**Data block:**
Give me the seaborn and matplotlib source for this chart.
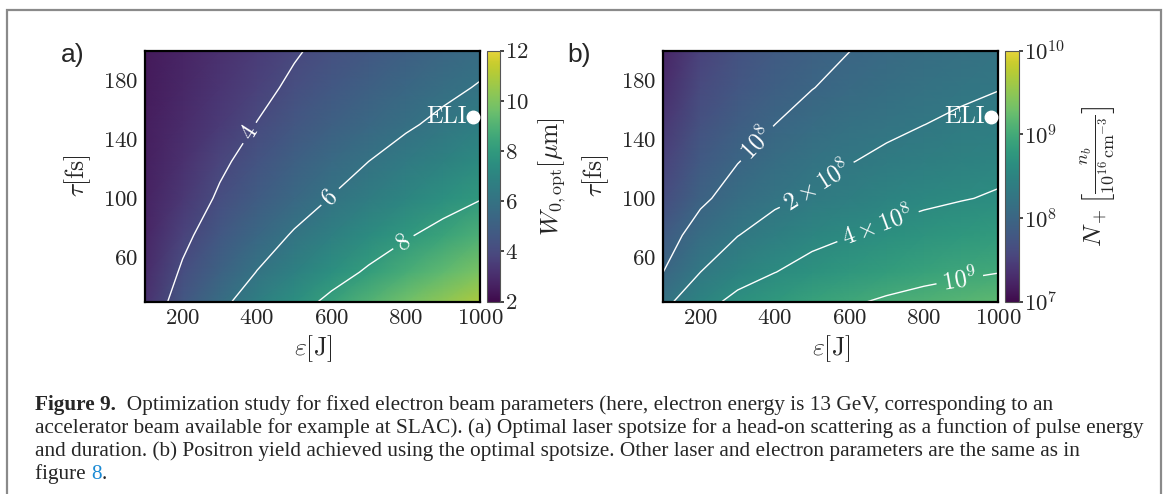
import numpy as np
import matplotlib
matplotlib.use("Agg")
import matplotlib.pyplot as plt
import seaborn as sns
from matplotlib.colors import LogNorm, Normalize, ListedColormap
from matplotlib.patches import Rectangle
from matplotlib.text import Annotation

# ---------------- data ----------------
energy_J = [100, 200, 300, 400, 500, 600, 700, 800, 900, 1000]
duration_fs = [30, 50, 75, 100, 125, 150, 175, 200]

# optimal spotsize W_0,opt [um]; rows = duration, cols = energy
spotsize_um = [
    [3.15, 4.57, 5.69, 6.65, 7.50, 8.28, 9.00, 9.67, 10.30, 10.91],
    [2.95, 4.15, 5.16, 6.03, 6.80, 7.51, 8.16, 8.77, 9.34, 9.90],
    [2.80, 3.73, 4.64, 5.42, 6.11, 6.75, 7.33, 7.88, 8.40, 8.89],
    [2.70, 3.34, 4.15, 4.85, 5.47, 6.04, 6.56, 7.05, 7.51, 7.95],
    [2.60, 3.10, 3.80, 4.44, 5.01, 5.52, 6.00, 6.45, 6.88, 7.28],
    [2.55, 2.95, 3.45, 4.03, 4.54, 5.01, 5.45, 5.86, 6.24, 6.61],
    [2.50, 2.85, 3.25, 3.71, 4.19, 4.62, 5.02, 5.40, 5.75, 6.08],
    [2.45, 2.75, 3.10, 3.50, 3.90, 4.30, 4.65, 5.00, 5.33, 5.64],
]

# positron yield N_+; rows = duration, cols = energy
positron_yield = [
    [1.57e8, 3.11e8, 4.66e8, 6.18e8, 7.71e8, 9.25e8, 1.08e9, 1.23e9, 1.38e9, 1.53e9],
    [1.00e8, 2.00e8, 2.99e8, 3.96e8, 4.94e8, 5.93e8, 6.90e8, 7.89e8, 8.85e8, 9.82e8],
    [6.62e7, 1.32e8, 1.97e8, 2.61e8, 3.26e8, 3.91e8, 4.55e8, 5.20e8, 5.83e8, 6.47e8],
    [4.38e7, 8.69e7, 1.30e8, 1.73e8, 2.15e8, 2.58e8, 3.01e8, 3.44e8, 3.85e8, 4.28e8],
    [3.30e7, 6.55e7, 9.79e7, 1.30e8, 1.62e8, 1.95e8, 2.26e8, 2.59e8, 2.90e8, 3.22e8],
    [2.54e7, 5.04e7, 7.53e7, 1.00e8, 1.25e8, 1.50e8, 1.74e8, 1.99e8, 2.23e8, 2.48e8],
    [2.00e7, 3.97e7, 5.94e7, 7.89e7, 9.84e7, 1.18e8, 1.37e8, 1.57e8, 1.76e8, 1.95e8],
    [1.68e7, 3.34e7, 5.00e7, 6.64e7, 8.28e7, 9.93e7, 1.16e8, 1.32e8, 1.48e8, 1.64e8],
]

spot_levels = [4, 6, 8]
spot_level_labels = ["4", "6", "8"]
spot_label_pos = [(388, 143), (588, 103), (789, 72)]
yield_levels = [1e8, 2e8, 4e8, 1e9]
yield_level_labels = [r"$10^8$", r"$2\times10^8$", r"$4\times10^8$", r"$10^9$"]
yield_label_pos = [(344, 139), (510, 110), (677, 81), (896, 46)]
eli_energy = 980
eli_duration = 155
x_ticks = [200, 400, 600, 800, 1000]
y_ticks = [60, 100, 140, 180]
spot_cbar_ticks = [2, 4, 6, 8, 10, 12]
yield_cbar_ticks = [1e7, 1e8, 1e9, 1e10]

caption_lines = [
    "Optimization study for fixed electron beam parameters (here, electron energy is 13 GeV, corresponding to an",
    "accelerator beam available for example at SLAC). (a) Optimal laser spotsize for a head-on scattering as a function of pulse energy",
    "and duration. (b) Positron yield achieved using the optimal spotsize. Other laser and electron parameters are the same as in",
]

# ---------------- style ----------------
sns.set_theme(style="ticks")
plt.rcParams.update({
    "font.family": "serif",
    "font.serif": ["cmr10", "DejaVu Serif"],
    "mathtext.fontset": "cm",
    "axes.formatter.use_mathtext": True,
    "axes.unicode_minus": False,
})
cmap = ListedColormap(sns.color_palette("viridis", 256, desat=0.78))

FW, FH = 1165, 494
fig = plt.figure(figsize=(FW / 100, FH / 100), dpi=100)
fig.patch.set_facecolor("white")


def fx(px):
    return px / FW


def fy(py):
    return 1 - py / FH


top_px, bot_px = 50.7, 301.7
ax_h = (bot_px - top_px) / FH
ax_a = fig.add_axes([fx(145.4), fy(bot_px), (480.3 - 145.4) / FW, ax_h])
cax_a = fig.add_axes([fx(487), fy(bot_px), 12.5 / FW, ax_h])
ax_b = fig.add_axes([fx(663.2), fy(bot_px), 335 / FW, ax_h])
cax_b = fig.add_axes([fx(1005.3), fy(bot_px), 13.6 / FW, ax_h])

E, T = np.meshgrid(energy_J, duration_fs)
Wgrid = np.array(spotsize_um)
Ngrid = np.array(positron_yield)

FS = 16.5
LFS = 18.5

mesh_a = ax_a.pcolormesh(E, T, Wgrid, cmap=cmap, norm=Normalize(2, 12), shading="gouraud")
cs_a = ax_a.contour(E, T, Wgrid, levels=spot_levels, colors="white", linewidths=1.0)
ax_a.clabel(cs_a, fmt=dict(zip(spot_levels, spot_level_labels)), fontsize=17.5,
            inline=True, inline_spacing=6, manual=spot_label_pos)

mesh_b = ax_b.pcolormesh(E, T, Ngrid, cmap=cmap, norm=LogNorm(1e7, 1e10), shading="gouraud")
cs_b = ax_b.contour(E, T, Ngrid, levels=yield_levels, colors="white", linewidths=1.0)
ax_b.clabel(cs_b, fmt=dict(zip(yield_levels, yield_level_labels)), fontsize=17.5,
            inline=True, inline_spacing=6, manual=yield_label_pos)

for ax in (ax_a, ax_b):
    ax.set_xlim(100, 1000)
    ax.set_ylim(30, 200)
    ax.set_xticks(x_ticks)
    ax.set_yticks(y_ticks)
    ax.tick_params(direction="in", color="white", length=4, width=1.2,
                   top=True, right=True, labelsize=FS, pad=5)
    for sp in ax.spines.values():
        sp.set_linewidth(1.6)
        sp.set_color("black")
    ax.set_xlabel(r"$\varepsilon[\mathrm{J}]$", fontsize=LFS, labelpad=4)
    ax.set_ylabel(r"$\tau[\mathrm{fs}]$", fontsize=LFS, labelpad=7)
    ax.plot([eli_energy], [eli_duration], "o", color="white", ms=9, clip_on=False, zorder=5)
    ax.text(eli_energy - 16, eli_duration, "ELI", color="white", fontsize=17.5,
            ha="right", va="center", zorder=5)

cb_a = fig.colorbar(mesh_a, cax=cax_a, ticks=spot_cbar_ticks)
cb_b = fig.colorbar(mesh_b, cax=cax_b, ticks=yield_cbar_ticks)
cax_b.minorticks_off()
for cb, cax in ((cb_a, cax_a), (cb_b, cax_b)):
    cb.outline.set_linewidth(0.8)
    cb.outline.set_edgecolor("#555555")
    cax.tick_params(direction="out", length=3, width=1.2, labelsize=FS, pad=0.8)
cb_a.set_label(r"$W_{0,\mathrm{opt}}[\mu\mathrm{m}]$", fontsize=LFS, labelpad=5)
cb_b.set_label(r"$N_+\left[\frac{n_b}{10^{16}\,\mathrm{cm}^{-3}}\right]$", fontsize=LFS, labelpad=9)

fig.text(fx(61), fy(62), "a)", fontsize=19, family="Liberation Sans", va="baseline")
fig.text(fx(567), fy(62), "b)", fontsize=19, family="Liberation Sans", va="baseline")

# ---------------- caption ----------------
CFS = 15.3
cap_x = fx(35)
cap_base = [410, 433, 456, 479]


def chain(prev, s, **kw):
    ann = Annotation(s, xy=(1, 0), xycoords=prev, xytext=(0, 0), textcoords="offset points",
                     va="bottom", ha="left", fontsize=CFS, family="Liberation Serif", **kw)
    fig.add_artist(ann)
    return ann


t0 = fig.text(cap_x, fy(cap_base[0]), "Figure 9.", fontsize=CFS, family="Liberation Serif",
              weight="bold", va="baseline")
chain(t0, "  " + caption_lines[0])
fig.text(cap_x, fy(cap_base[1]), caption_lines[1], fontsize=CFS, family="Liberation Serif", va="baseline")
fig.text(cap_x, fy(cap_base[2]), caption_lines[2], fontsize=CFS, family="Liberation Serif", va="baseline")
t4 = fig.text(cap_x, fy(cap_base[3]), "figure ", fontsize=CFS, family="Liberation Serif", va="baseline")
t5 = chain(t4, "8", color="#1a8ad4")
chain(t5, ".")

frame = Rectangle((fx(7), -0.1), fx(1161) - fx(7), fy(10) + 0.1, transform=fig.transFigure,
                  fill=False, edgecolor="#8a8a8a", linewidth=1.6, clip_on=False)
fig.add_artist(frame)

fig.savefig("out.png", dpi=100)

**Exercise aim:** Write out again, exactly, the lines from the start of the listing up to the line containing "duration_fs = [30, 50, 75, 100, 125, 150, 175, 200]", with both ends and without pictures.

**Exercise output:**
Give me the seaborn and matplotlib source for this chart.
import numpy as np
import matplotlib
matplotlib.use("Agg")
import matplotlib.pyplot as plt
import seaborn as sns
from matplotlib.colors import LogNorm, Normalize, ListedColormap
from matplotlib.patches import Rectangle
from matplotlib.text import Annotation

# ---------------- data ----------------
energy_J = [100, 200, 300, 400, 500, 600, 700, 800, 900, 1000]
duration_fs = [30, 50, 75, 100, 125, 150, 175, 200]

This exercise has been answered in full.